Nothing outside the lines from the one containing "Give me the" down to the one containing "const chart = echarts.init(ref.current" belongs in the copy; print that span exactly, both ends included, with pictures removed.

▶ [Extracted material]:
※
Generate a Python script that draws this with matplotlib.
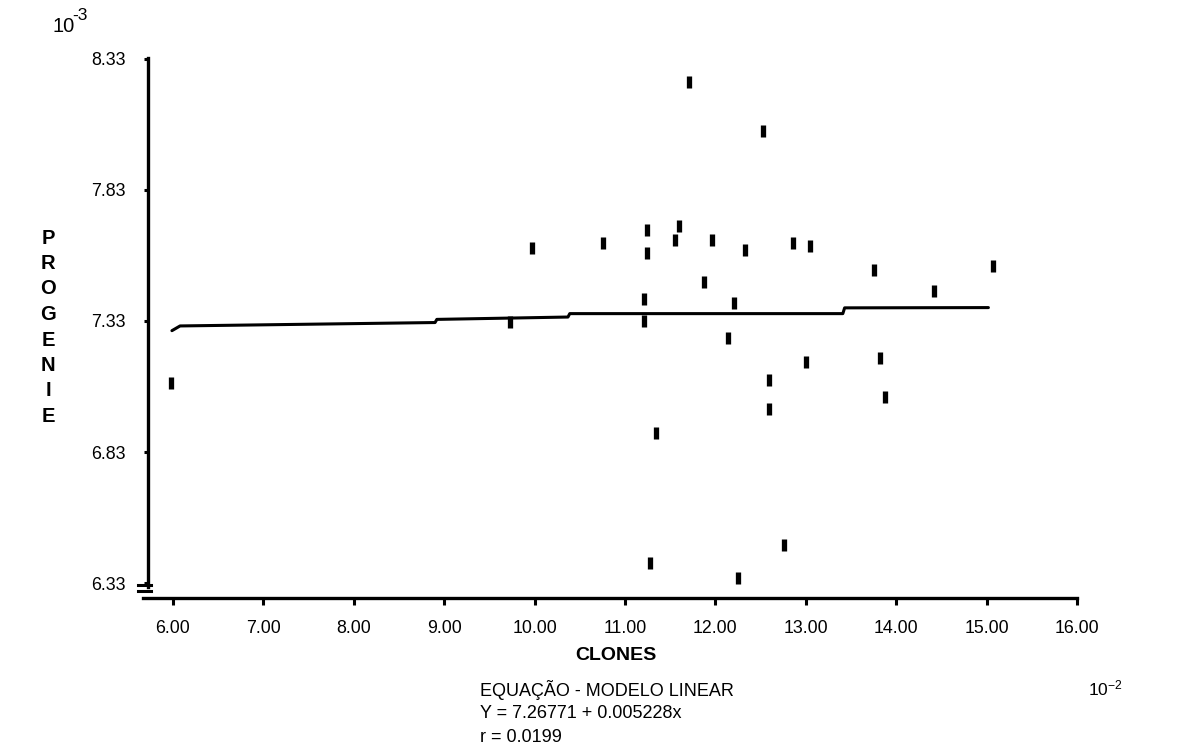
※
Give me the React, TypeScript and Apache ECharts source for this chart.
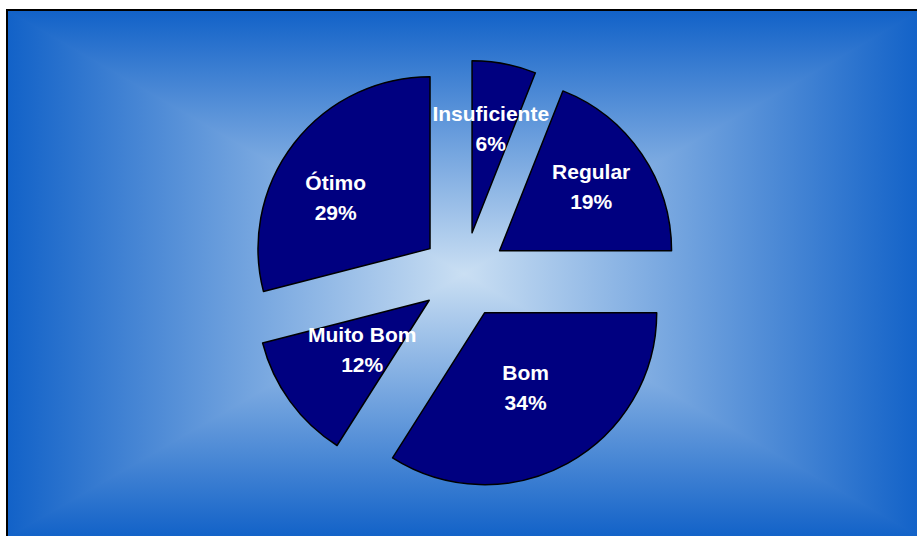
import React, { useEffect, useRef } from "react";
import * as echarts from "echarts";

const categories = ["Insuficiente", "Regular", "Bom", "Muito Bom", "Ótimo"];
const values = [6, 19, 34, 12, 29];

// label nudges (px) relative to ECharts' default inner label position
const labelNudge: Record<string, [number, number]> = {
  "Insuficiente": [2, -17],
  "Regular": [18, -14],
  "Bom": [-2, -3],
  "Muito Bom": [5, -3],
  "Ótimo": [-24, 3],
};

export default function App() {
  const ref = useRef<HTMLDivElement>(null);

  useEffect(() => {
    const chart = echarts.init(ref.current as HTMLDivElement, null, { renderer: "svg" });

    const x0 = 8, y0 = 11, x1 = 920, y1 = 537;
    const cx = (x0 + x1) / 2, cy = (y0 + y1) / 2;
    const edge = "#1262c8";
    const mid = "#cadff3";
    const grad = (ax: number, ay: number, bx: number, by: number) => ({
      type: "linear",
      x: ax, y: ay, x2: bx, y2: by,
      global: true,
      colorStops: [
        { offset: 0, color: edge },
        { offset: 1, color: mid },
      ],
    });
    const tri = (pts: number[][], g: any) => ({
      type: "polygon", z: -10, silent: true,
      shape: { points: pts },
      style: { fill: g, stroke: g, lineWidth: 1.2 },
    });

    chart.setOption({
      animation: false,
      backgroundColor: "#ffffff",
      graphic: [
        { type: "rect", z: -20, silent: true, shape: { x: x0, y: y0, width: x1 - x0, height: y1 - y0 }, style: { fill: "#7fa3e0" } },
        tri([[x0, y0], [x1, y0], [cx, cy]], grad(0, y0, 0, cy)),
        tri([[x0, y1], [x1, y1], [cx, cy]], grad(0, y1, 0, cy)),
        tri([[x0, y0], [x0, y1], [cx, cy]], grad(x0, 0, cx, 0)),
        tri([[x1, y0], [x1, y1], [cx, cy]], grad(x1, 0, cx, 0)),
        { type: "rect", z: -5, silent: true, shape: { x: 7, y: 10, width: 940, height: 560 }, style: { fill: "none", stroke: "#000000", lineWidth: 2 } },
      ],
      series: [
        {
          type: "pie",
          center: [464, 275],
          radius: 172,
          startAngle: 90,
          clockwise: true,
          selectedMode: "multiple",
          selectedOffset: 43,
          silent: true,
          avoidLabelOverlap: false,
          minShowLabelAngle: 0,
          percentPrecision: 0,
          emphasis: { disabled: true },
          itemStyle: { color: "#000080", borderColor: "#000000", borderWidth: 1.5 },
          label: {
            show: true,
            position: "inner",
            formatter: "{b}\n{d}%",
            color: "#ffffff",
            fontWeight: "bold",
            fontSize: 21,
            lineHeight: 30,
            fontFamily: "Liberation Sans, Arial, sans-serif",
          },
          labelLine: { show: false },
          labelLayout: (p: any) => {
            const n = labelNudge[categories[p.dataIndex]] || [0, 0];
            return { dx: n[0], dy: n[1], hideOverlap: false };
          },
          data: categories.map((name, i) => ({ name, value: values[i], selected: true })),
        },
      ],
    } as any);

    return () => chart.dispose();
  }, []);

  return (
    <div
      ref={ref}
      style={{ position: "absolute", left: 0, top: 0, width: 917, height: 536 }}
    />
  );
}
※
▶ [Exercise response]:
Give me the React, TypeScript and Apache ECharts source for this chart.
import React, { useEffect, useRef } from "react";
import * as echarts from "echarts";

const categories = ["Insuficiente", "Regular", "Bom", "Muito Bom", "Ótimo"];
const values = [6, 19, 34, 12, 29];

// label nudges (px) relative to ECharts' default inner label position
const labelNudge: Record<string, [number, number]> = {
  "Insuficiente": [2, -17],
  "Regular": [18, -14],
  "Bom": [-2, -3],
  "Muito Bom": [5, -3],
  "Ótimo": [-24, 3],
};

export default function App() {
  const ref = useRef<HTMLDivElement>(null);

  useEffect(() => {
    const chart = echarts.init(ref.current as HTMLDivElement, null, { renderer: "svg" });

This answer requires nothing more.